A lesson in function

I started crying on the way to school this morning. It wasn't really triggered by anything but what started as a few small tears soon escalated into a full on emotional breakdown. It took ten minutes of consolation for me to even walk into school and the first thing my students asked me was, "Miss, why are your eyes wet?"

During my kids' music class, I called my parents to hear  some reassuring advice. I questioned: Why am I doing this? Why not go back to the States? Am I passionate about this? I'm 23! At this point I won't be in grad school until my (gasp!) mid-late 20s.

My kids came back from music class and the Spanish teacher came into the classroom. She took one look at me and asked, "Are you ok?" I was able to say, "Yeah, I'm fffiiii..." and then the tears came again. I was so surprised at the onslaught of tears that at this point I was half crying, half laughing at my pathetic self. She took me to the bathroom, calmed me down and offered some very motherly advice.

After pulling myself together, we started to leave for the field trip nightmare. Any field trip induces way too much excitement in six year olds, but especially ones where they get to go shopping to learn about purchasing food. To make matters worse, we were walking on this field trip. The supermarket is close to the school so walking is logical, except when you think about walking with 23 overly excited, unaware six year olds.

We split the class into two groups. I took my group towards the main doors and waited there for the other teacher and her group to come. We were waiting and waiting, the children were chatting and suddenly I hear: "MISS!!!!!" and see six children point to the ground. I look and see what appears to be a splatter of liquid right next to me. I begin to think "What could they have carried that would make this mess? Water? Some kind of fruit? What could they have thrown with that much force...." And then I see it. I look up and see a sweet, six year old face covered in liquid and mysterious chunks.

The liquid was vomit. He had vomited. Without warning. Right. Next. To. Me. 

Immediately my teacher instincts kicked in and I worried about the kid, but he seemed unfazed. Laughing it off as a normal bodily function. This is the same kid who weeks prior, peed on himself then took the plastic bag of urine laced khakis and threw it up and down in the classroom, as if playing a game. Someone needs to tell him that bodily functions are gross.

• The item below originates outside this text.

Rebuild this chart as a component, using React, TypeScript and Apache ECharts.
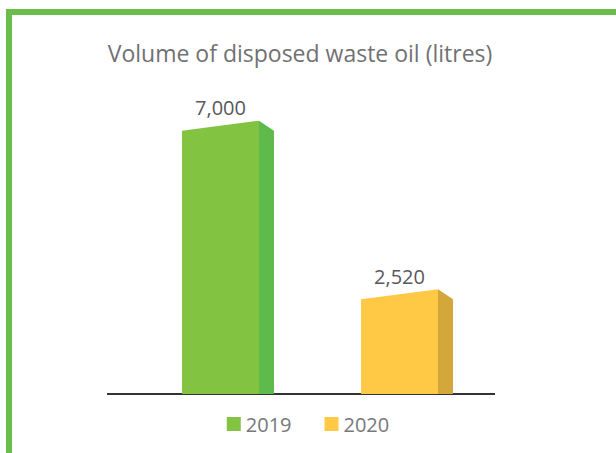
import React, { useEffect, useRef } from "react";
import * as echarts from "echarts";

const categories = ["2019", "2020"];
const values = [7000, 2520];
const titleText = "Volume of disposed waste oil (litres)";
const frontColors = ["#82C341", "#FFC845"];
const sideColors = ["#5EBA4A", "#D4A73B"];

const FONT = "'Open Sans', 'Noto Sans', sans-serif";

function makeRender(sideColor: string, frontColor: string) {
  return (params: any, api: any) => {
    const base = api.coord([api.value(0), 0]);
    const top = api.coord([api.value(0), api.value(1)]);
    const band = api.size([1, 0])[0];
    const w = band * 0.43;
    const x0 = top[0] - w / 2;
    const x1 = top[0] + w / 2;
    const slant = 10;
    const depth = 15;
    const v = api.value(1);
    return {
      type: "group",
      children: [
        {
          type: "polygon",
          shape: {
            points: [
              [x0, base[1]],
              [x0, top[1]],
              [x1, top[1] - slant],
              [x1, base[1]],
            ],
          },
          style: { fill: frontColor },
        },
        {
          type: "polygon",
          shape: {
            points: [
              [x1, base[1]],
              [x1, top[1] - slant],
              [x1 + depth, top[1]],
              [x1 + depth, base[1]],
            ],
          },
          style: { fill: sideColor },
        },
        {
          type: "text",
          x: top[0],
          y: top[1] - 13,
          style: {
            text: v.toLocaleString("en-US"),
            fill: "#58595B",
            fontSize: 20,
            fontFamily: FONT,
            align: "center",
            verticalAlign: "bottom",
          },
        },
      ],
    };
  };
}

export default function App() {
  const ref = useRef<HTMLDivElement>(null);
  useEffect(() => {
    if (!ref.current) return;
    const chart = echarts.init(ref.current, null, { renderer: "svg" });
    chart.setOption({
      animation: false,
      backgroundColor: "#ffffff",
      grid: { left: 131, right: 127, top: 93, bottom: 59 },
      xAxis: {
        type: "category",
        data: categories,
        axisLine: { show: false },
        axisTick: { show: false },
        axisLabel: { show: false },
      },
      yAxis: {
        type: "value",
        min: 0,
        max: 8000,
        show: false,
        splitLine: { show: false },
      },
      legend: {
        data: categories,
        bottom: 14,
        left: "center",
        itemWidth: 14,
        itemHeight: 14,
        itemGap: 33,
        icon: "rect",
        textStyle: { fontSize: 20, color: "#77787B", fontFamily: FONT },
      },
      graphic: [
        { type: "rect", shape: { x: 6, y: 9, width: 6, height: 444 }, style: { fill: "#6ABD4B" } },
        { type: "rect", shape: { x: 6, y: 9, width: 610, height: 6 }, style: { fill: "#6ABD4B" } },
        {
          type: "line",
          shape: { x1: 107, y1: 394, x2: 495, y2: 394 },
          style: { stroke: "#333333", lineWidth: 2 },
        },
        {
          type: "text",
          x: 300,
          y: 53,
          style: {
            text: titleText,
            fill: "#717173",
            fontSize: 23,
            fontFamily: FONT,
            align: "center",
            verticalAlign: "middle",
          },
        },
      ],
      series: categories.map((c, i) => ({
        name: c,
        type: "custom",
        itemStyle: { color: frontColors[i] },
        encode: { x: 0, y: 1 },
        data: [[i, values[i]]],
        renderItem: makeRender(sideColors[i], frontColors[i]),
        z: 2,
      })),
    });
    return () => chart.dispose();
  }, []);
  return (
    <div
      ref={ref}
      style={{ position: "fixed", left: 0, top: 0, width: 616, height: 453 }}
    />
  );
}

Of course, at this exact moment, the other group shows up. So now there are 23 children screaming about vomit in an echo inducing overhang. Oh yes, and simultaneously the other teacher realizes she left the money in the classroom and leaves me alone with 23 children screaming about vomit. I am yelling, my voice amplified by the overhang, and trying to get the children away from the vomit. A fifth grade teacher comes out of her classroom and gives me the death stare as she closes her classroom door as if to ask, "Can't you control your students?" Hey, Miss, it's vomit. You come and try to fix it.

From that moment on there were no more tears. A kid had just puked right next to me without warning. No sign of illness or complaints of a stomach. Just a good old fashioned upchuck and then he was fine. The whole situation was too hilarious for more tears. It was all I needed to turn my whole day around.